Entries with chart source code:
+ + +

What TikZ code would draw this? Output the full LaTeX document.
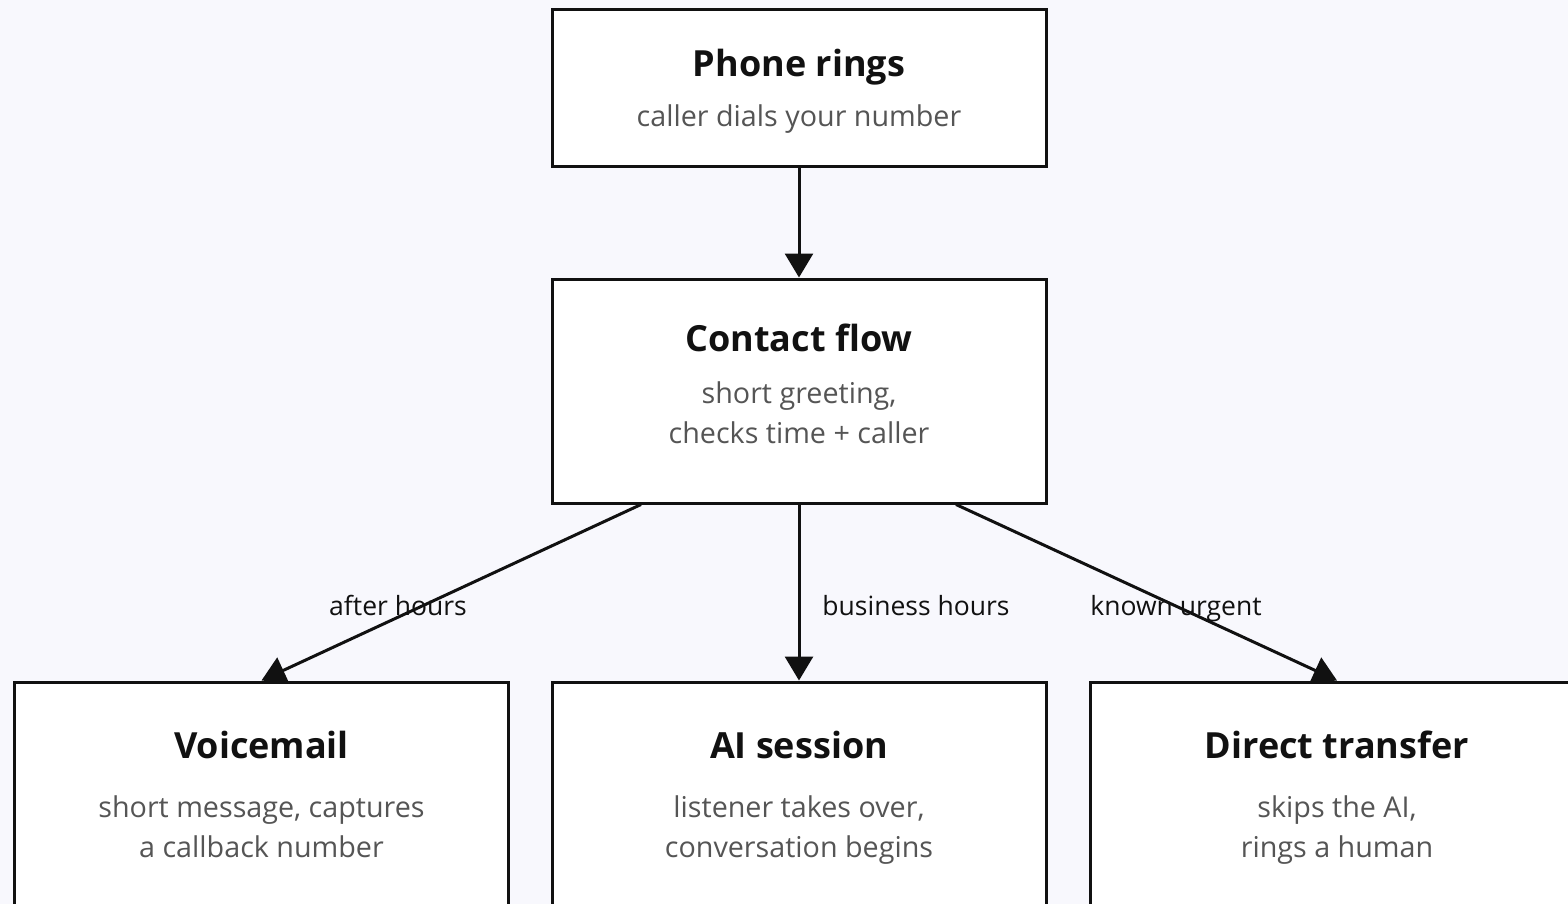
\documentclass[tikz,border=0pt]{standalone}
\usepackage{fontspec}
\setmainfont{Open Sans}
\usetikzlibrary{arrows.meta,calc}
\definecolor{bgc}{HTML}{F8F8FD}
\definecolor{ink}{HTML}{111111}
\definecolor{subc}{HTML}{555555}
\pgfdeclarelayer{canvas}
\pgfdeclarelayer{edges}
\pgfsetlayers{canvas,edges,main}
\tikzset{
  box/.style={draw=ink, line width=3pt, fill=white, inner sep=0pt, minimum width=494pt},
  ttl/.style={text=ink, font=\fontsize{36}{40}\selectfont\bfseries, inner sep=0pt, anchor=base},
  sub/.style={text=subc, font=\fontsize{28.7}{40}\selectfont, inner sep=0pt, anchor=base},
  elabel/.style={text=ink, font=\fontsize{26.5}{28}\selectfont, inner sep=0pt, anchor=base},
  flow/.style={draw=ink, line width=3pt, -{Triangle[width=28pt,length=24pt]}},
}
\begin{document}
\begin{tikzpicture}[x=1pt,y=-1pt]
\begin{pgfonlayer}{canvas}
\fill[bgc] (0,0) rectangle (1568,904);
\end{pgfonlayer}
\useasboundingbox (0,0) rectangle (1568,904);

% boxes
\node[box, minimum height=157pt] (pr) at (799,88.5) {};
\node[box, minimum height=224pt] (cf) at (799,391) {};
\node[box, minimum height=224pt] (vm) at (261.5,794) {};
\node[box, minimum height=224pt] (ai) at (799,794) {};
\node[box, minimum height=224pt] (dt) at (1337,794) {};

% texts (placed on their baselines)
\node[ttl] (prt) at (799,77) {Phone rings};
\node[sub] (prs) at (799,127) {caller dials your number};

\node[ttl] (cft) at (799,351) {Contact flow};
\node[sub] (cfs1) at (799,403) {short greeting,};
\node[sub] (cfs2) at (799,443) {checks time + caller};

\node[ttl] (vmt) at (261.5,758) {Voicemail};
\node[sub] (vms1) at (261.5,817) {short message, captures};
\node[sub] (vms2) at (261.5,857) {a callback number};

\node[ttl] (ait) at (799,758) {AI session};
\node[sub] (ais1) at (799,817) {listener takes over,};
\node[sub] (ais2) at (799,857) {conversation begins};

\node[ttl] (dtt) at (1337,758) {Direct transfer};
\node[sub] (dts1) at (1337,817) {skips the AI,};
\node[sub] (dts2) at (1337,857) {rings a human};

% connectors, kept beneath the boxes
\begin{pgfonlayer}{edges}
\draw[flow] (pr.south) -- (cf.north);
\draw[flow] ([xshift=-158pt]cf.south) -- (vm.north);
\draw[flow] (cf.south) -- (ai.north);
\draw[flow] ([xshift=157pt]cf.south) -- (dt.north);
\end{pgfonlayer}

% edge labels
\node[elabel] (l1) at (398,615) {after hours};
\node[elabel] (l2) at (916,615) {business hours};
\node[elabel] (l3) at (1176,615) {known urgent};
\end{tikzpicture}
\end{document}
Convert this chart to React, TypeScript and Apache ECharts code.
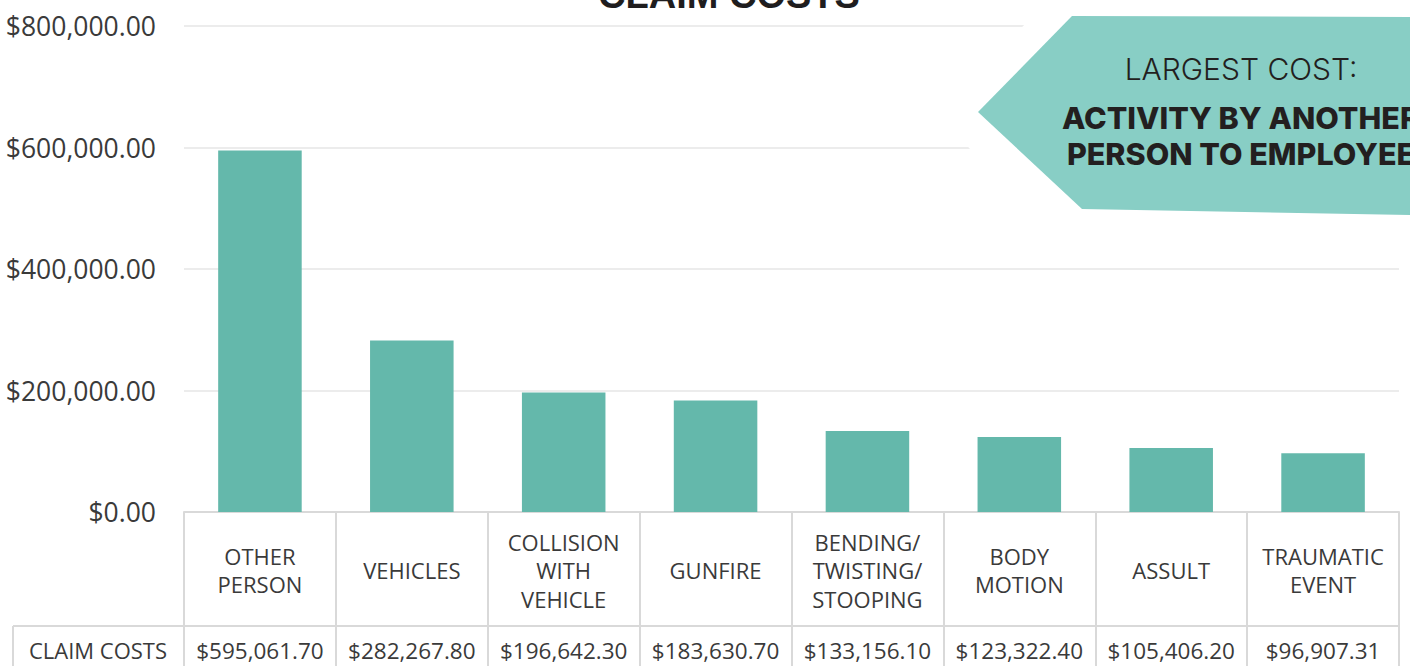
import React, { useEffect, useRef } from "react";
import * as echarts from "echarts";

const categories = [
  "OTHER\nPERSON",
  "VEHICLES",
  "COLLISION\nWITH\nVEHICLE",
  "GUNFIRE",
  "BENDING/\nTWISTING/\nSTOOPING",
  "BODY\nMOTION",
  "ASSULT",
  "TRAUMATIC\nEVENT",
];
const claimCosts = [595061.7, 282267.8, 196642.3, 183630.7, 133156.1, 123322.4, 105406.2, 96907.31];
const seriesName = "CLAIM COSTS";
const chartTitle = "CLAIM COSTS";
const calloutLabel = "LARGEST COST:";
const calloutValue = "ACTIVITY BY ANOTHER\nPERSON TO EMPLOYEE";

const money = (v: number) =>
  "$" + v.toLocaleString("en-US", { minimumFractionDigits: 2, maximumFractionDigits: 2 });

const BORDER = "#d9d9d9";
const TEXT = "#3a3a3a";
const FONT = "'Open Sans', 'Noto Sans', sans-serif";

export default function App() {
  const ref = useRef<HTMLDivElement>(null);
  useEffect(() => {
    if (!ref.current) return;
    const chart = echarts.init(ref.current, undefined, { renderer: "svg" });
    chart.setOption({
      animation: false,
      backgroundColor: "#ffffff",
      grid: { left: 184, right: 11, top: 26, bottom: 154, containLabel: false },
      xAxis: [
        {
          type: "category",
          data: categories,
          position: "bottom",
          axisLine: { show: true, lineStyle: { color: BORDER, width: 2 } },
          axisTick: { show: true, length: 160, lineStyle: { color: BORDER, width: 2 } },
          axisLabel: {
            interval: 0,
            margin: 58,
            verticalAlign: "middle",
            lineHeight: 28.5,
            fontFamily: FONT,
            fontSize: 22,
            color: TEXT,
          },
        },
        {
          type: "category",
          data: claimCosts.map(money),
          position: "bottom",
          offset: 114,
          axisLine: { show: true, lineStyle: { color: BORDER, width: 2 } },
          axisTick: { show: false },
          axisLabel: {
            interval: 0,
            margin: 24,
            verticalAlign: "middle",
            fontFamily: FONT,
            fontSize: 22.5,
            color: TEXT,
          },
        },
      ],
      yAxis: {
        type: "value",
        min: 0,
        max: 800000,
        interval: 200000,
        axisLine: { show: false },
        axisTick: { show: false },
        splitLine: { lineStyle: { color: "#ececec", width: 2 } },
        axisLabel: {
          formatter: (v: number) => money(v),
          margin: 28,
          fontFamily: FONT,
          fontSize: 26.5,
          color: TEXT,
        },
      },
      series: [
        {
          name: seriesName,
          type: "bar",
          xAxisIndex: 0,
          data: claimCosts,
          barWidth: "55%",
          itemStyle: { color: "#64b8ab" },
        },
      ],
      graphic: [
        {
          type: "line",
          shape: { x1: 13, y1: 626, x2: 184, y2: 626 },
          style: { stroke: BORDER, lineWidth: 2 },
        },
        {
          type: "line",
          shape: { x1: 13, y1: 626, x2: 13, y2: 700 },
          style: { stroke: BORDER, lineWidth: 2 },
        },
        {
          type: "text",
          x: 98,
          y: 650,
          style: {
            text: seriesName,
            align: "center",
            verticalAlign: "middle",
            font: `22px ${FONT}`,
            fill: TEXT,
          },
        },
        {
          type: "text",
          x: 729,
          y: -5,
          style: {
            text: chartTitle,
            align: "center",
            verticalAlign: "middle",
            font: `bold 38px 'Liberation Sans', Arial, sans-serif`,
            fill: "#1f1d1e",
          },
        },
        {
          type: "polygon",
          z: 10,
          shape: {
            points: [
              [938, 112],
              [1037, 12],
              [1410, 12],
              [1410, 230],
              [1040, 230],
            ],
          },
          style: { fill: "#ffffff" },
        },
        {
          type: "polygon",
          z: 11,
          shape: {
            points: [
              [978, 112],
              [1072, 16],
              [1410, 17],
              [1410, 215],
              [1082, 209],
            ],
          },
          style: { fill: "#88cec5" },
        },
        {
          type: "text",
          z: 12,
          x: 1241,
          y: 69,
          style: {
            text: calloutLabel,
            align: "center",
            verticalAlign: "middle",
            font: `300 30px Inter, sans-serif`,
            fill: "#231f20",
          },
        },
        {
          type: "text",
          z: 12,
          x: 1241,
          y: 135,
          style: {
            text: calloutValue,
            align: "center",
            verticalAlign: "middle",
            lineHeight: 36,
            font: `800 30.5px Inter, sans-serif`,
            fill: "#231f20",
          },
        },
      ],
    });
    return () => chart.dispose();
  }, []);
  return (
    <div
      ref={ref}
      style={{ position: "fixed", left: 0, top: 0, width: 1410, height: 666 }}
    />
  );
}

+ + +

[WHAT YOU HAVE TO DO] Are you able to set down all the lines above exactly, without any pictures?

[COMPLETE RESPONSE]
What TikZ code would draw this? Output the full LaTeX document.
\documentclass[tikz,border=0pt]{standalone}
\usepackage{fontspec}
\setmainfont{Open Sans}
\usetikzlibrary{arrows.meta,calc}
\definecolor{bgc}{HTML}{F8F8FD}
\definecolor{ink}{HTML}{111111}
\definecolor{subc}{HTML}{555555}
\pgfdeclarelayer{canvas}
\pgfdeclarelayer{edges}
\pgfsetlayers{canvas,edges,main}
\tikzset{
  box/.style={draw=ink, line width=3pt, fill=white, inner sep=0pt, minimum width=494pt},
  ttl/.style={text=ink, font=\fontsize{36}{40}\selectfont\bfseries, inner sep=0pt, anchor=base},
  sub/.style={text=subc, font=\fontsize{28.7}{40}\selectfont, inner sep=0pt, anchor=base},
  elabel/.style={text=ink, font=\fontsize{26.5}{28}\selectfont, inner sep=0pt, anchor=base},
  flow/.style={draw=ink, line width=3pt, -{Triangle[width=28pt,length=24pt]}},
}
\begin{document}
\begin{tikzpicture}[x=1pt,y=-1pt]
\begin{pgfonlayer}{canvas}
\fill[bgc] (0,0) rectangle (1568,904);
\end{pgfonlayer}
\useasboundingbox (0,0) rectangle (1568,904);

% boxes
\node[box, minimum height=157pt] (pr) at (799,88.5) {};
\node[box, minimum height=224pt] (cf) at (799,391) {};
\node[box, minimum height=224pt] (vm) at (261.5,794) {};
\node[box, minimum height=224pt] (ai) at (799,794) {};
\node[box, minimum height=224pt] (dt) at (1337,794) {};

% texts (placed on their baselines)
\node[ttl] (prt) at (799,77) {Phone rings};
\node[sub] (prs) at (799,127) {caller dials your number};

\node[ttl] (cft) at (799,351) {Contact flow};
\node[sub] (cfs1) at (799,403) {short greeting,};
\node[sub] (cfs2) at (799,443) {checks time + caller};

\node[ttl] (vmt) at (261.5,758) {Voicemail};
\node[sub] (vms1) at (261.5,817) {short message, captures};
\node[sub] (vms2) at (261.5,857) {a callback number};

\node[ttl] (ait) at (799,758) {AI session};
\node[sub] (ais1) at (799,817) {listener takes over,};
\node[sub] (ais2) at (799,857) {conversation begins};

\node[ttl] (dtt) at (1337,758) {Direct transfer};
\node[sub] (dts1) at (1337,817) {skips the AI,};
\node[sub] (dts2) at (1337,857) {rings a human};

% connectors, kept beneath the boxes
\begin{pgfonlayer}{edges}
\draw[flow] (pr.south) -- (cf.north);
\draw[flow] ([xshift=-158pt]cf.south) -- (vm.north);
\draw[flow] (cf.south) -- (ai.north);
\draw[flow] ([xshift=157pt]cf.south) -- (dt.north);
\end{pgfonlayer}

% edge labels
\node[elabel] (l1) at (398,615) {after hours};
\node[elabel] (l2) at (916,615) {business hours};
\node[elabel] (l3) at (1176,615) {known urgent};
\end{tikzpicture}
\end{document}
Convert this chart to React, TypeScript and Apache ECharts code.
import React, { useEffect, useRef } from "react";
import * as echarts from "echarts";

const categories = [
  "OTHER\nPERSON",
  "VEHICLES",
  "COLLISION\nWITH\nVEHICLE",
  "GUNFIRE",
  "BENDING/\nTWISTING/\nSTOOPING",
  "BODY\nMOTION",
  "ASSULT",
  "TRAUMATIC\nEVENT",
];
const claimCosts = [595061.7, 282267.8, 196642.3, 183630.7, 133156.1, 123322.4, 105406.2, 96907.31];
const seriesName = "CLAIM COSTS";
const chartTitle = "CLAIM COSTS";
const calloutLabel = "LARGEST COST:";
const calloutValue = "ACTIVITY BY ANOTHER\nPERSON TO EMPLOYEE";

const money = (v: number) =>
  "$" + v.toLocaleString("en-US", { minimumFractionDigits: 2, maximumFractionDigits: 2 });

const BORDER = "#d9d9d9";
const TEXT = "#3a3a3a";
const FONT = "'Open Sans', 'Noto Sans', sans-serif";

export default function App() {
  const ref = useRef<HTMLDivElement>(null);
  useEffect(() => {
    if (!ref.current) return;
    const chart = echarts.init(ref.current, undefined, { renderer: "svg" });
    chart.setOption({
      animation: false,
      backgroundColor: "#ffffff",
      grid: { left: 184, right: 11, top: 26, bottom: 154, containLabel: false },
      xAxis: [
        {
          type: "category",
          data: categories,
          position: "bottom",
          axisLine: { show: true, lineStyle: { color: BORDER, width: 2 } },
          axisTick: { show: true, length: 160, lineStyle: { color: BORDER, width: 2 } },
          axisLabel: {
            interval: 0,
            margin: 58,
            verticalAlign: "middle",
            lineHeight: 28.5,
            fontFamily: FONT,
            fontSize: 22,
            color: TEXT,
          },
        },
        {
          type: "category",
          data: claimCosts.map(money),
          position: "bottom",
          offset: 114,
          axisLine: { show: true, lineStyle: { color: BORDER, width: 2 } },
          axisTick: { show: false },
          axisLabel: {
            interval: 0,
            margin: 24,
            verticalAlign: "middle",
            fontFamily: FONT,
            fontSize: 22.5,
            color: TEXT,
          },
        },
      ],
      yAxis: {
        type: "value",
        min: 0,
        max: 800000,
        interval: 200000,
        axisLine: { show: false },
        axisTick: { show: false },
        splitLine: { lineStyle: { color: "#ececec", width: 2 } },
        axisLabel: {
          formatter: (v: number) => money(v),
          margin: 28,
          fontFamily: FONT,
          fontSize: 26.5,
          color: TEXT,
        },
      },
      series: [
        {
          name: seriesName,
          type: "bar",
          xAxisIndex: 0,
          data: claimCosts,
          barWidth: "55%",
          itemStyle: { color: "#64b8ab" },
        },
      ],
      graphic: [
        {
          type: "line",
          shape: { x1: 13, y1: 626, x2: 184, y2: 626 },
          style: { stroke: BORDER, lineWidth: 2 },
        },
        {
          type: "line",
          shape: { x1: 13, y1: 626, x2: 13, y2: 700 },
          style: { stroke: BORDER, lineWidth: 2 },
        },
        {
          type: "text",
          x: 98,
          y: 650,
          style: {
            text: seriesName,
            align: "center",
            verticalAlign: "middle",
            font: `22px ${FONT}`,
            fill: TEXT,
          },
        },
        {
          type: "text",
          x: 729,
          y: -5,
          style: {
            text: chartTitle,
            align: "center",
            verticalAlign: "middle",
            font: `bold 38px 'Liberation Sans', Arial, sans-serif`,
            fill: "#1f1d1e",
          },
        },
        {
          type: "polygon",
          z: 10,
          shape: {
            points: [
              [938, 112],
              [1037, 12],
              [1410, 12],
              [1410, 230],
              [1040, 230],
            ],
          },
          style: { fill: "#ffffff" },
        },
        {
          type: "polygon",
          z: 11,
          shape: {
            points: [
              [978, 112],
              [1072, 16],
              [1410, 17],
              [1410, 215],
              [1082, 209],
            ],
          },
          style: { fill: "#88cec5" },
        },
        {
          type: "text",
          z: 12,
          x: 1241,
          y: 69,
          style: {
            text: calloutLabel,
            align: "center",
            verticalAlign: "middle",
            font: `300 30px Inter, sans-serif`,
            fill: "#231f20",
          },
        },
        {
          type: "text",
          z: 12,
          x: 1241,
          y: 135,
          style: {
            text: calloutValue,
            align: "center",
            verticalAlign: "middle",
            lineHeight: 36,
            font: `800 30.5px Inter, sans-serif`,
            fill: "#231f20",
          },
        },
      ],
    });
    return () => chart.dispose();
  }, []);
  return (
    <div
      ref={ref}
      style={{ position: "fixed", left: 0, top: 0, width: 1410, height: 666 }}
    />
  );
}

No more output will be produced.